Do your clients sell gift cards, issue them for promotional events, or give them to their employees as rewards? If you handle the books for any retailers or even service providers, the answer is likely yes. And to take care of these clients, you need to understand gift card accounting.
What Do You Know About Gift Card Accounting?
Recording Gift Card Sales
When your clients sell gift cards, they have the money in hand, and presumably, that means you should just record the sale as usual, right? Actually, no. You need to record gift card sales as liabilities for deferred revenue.
To explain, a liability is a debt or a future obligation. When your client sold the gift card, the retailer or service provider created a future obligation to provide their customers with products or services worth the value of the gift card. Deferred revenue means you wait until you count the funds — or in more easily understood language, the time when your client’s customer trades the gift card for goods or services. To illustrate how this works, imagine your client sells a gift card for $100. To record the transaction, you note $100 as a credit in the gift card deferred revenue category. If you use double-entry bookkeeping, you also note the gift card’s sale as a debit in the cash column. Then, let’s say the customer uses $80 of the gift card to purchase some products from your client. At that point, you debit the gift card deferred revenue column for $80. If this is the only gift card on the books, the total in that column drops to $20. To balance the books, you also record the $80 in the sales or revenue account as a credit.
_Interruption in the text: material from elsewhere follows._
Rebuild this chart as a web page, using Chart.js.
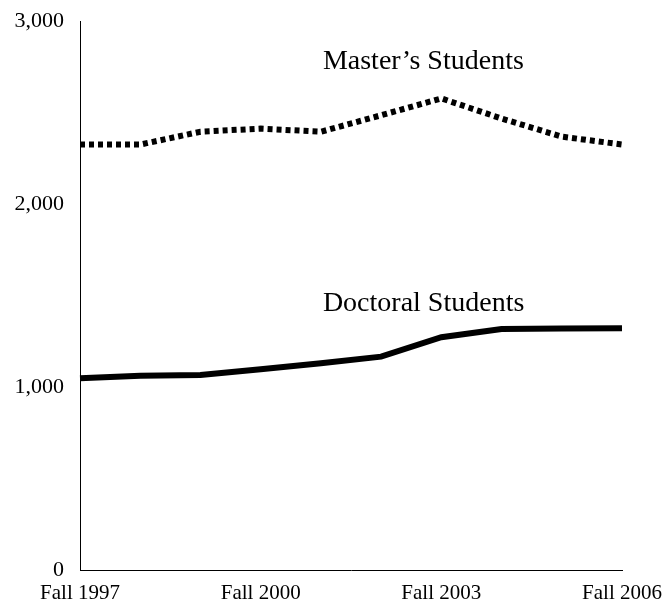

Estimating Gift Card Breakage or Forfeiture
Imagine the customer in the above example never returns to your client’s shop, and the remaining $20 gift card balance remains forever. This happens a lot, and it’s referred to as breakage or forfeiture . Ideally, it’s a good idea for you to estimate your client’s breakage or forfeiture as you account for the gift cards. That helps to keep all the numbers as accurate as possible. Typically, you can account for breakage by looking at trends from previous reporting periods. For instance, if your clients sold $1,000 in gift cards last year and only redeemed $800, the breakage rate is 20%. Because you know a portion of all sold gift cards is likely to remain unused, you can account for those amounts immediately. If your client sells a $200 gift card, you might note $160 in current liabilities and then put the other 20% of the gift card’s value straight into the revenue column. To ensure the accuracy of the numbers, it’s beneficial for you to recalculate the breakage rate every reporting period.
Staying Compliant with Gift Card Laws
Accounting for gift card sales is just the first step. You also want to ensure your clients are compliant with Canada’s Gift Card Act . This set of laws details:
- Rules on fees
- Expiration dates
- Other gift card essentials
On top of that, there are specific provincial and territorial rules your clients may need to follow. For example, in New Brunswick, you can’t charge fees for using gift cards unless the fee is for personalizing the gift card or replacing it, but you can charge dormancy fees for multi-store gift cards. Similarly, Ontario has unique rules for multi-store or mall gift cards. To help your clients, you may want to check out the exact rules in their area.
Giving Gift Cards to Employees
Gift cards are a popular gift idea because they allow the recipient to choose their own gift, and by extension, you don’t have to figure out what the other person likes. Your clients may want to give their employees gift cards for this very reason. But the Canada Revenue Agency (CRA) regulates bonuses and giving employees gift cards as a gift, and your clients need to understand the taxation and reporting rules.
Basically, if your clients give their employees gift cards as bonuses , it’s the same as giving out cash. That applies regardless of whether the gift card is for your client’s business or for another business. The employee has to pay income tax on the value of the card, Employment Insurance premiums (EI), and Canada Pension Plan (CPP) contributions on the value of the gift card. And of course, your client has to pay its share of EI and CPP as well. To avoid this, your clients may want to hand out cash bonuses or buy material gifts. If your clients still want to hand out gift cards, make sure you account for the gift cards correctly when doing payroll. But if you understand the above rules, that process goes smoothly.
Business Benefits of Gift Cards
Gift cards are nearly ubiquitous. Businesses of all sizes give them out to customers, charities, and employees. Although accounting for gift cards is tricky, it’s worth it for most of your clients. Thanks to the forfeiture rate, gift cards help improve your client’s bottom line. On top of that, gift cards can provide an effective tool to get new customers into a store. In fact, your clients may want to take advantage of this angle by encouraging their regular shoppers to buy gift cards for their friends and family. Gift cards are also ideal for donating to charities that may, in turn, use them as door prizes or sell them for fundraisers. It helps with your client’s public image, but again, it also helps to bring new people through the doors or to your client’s website.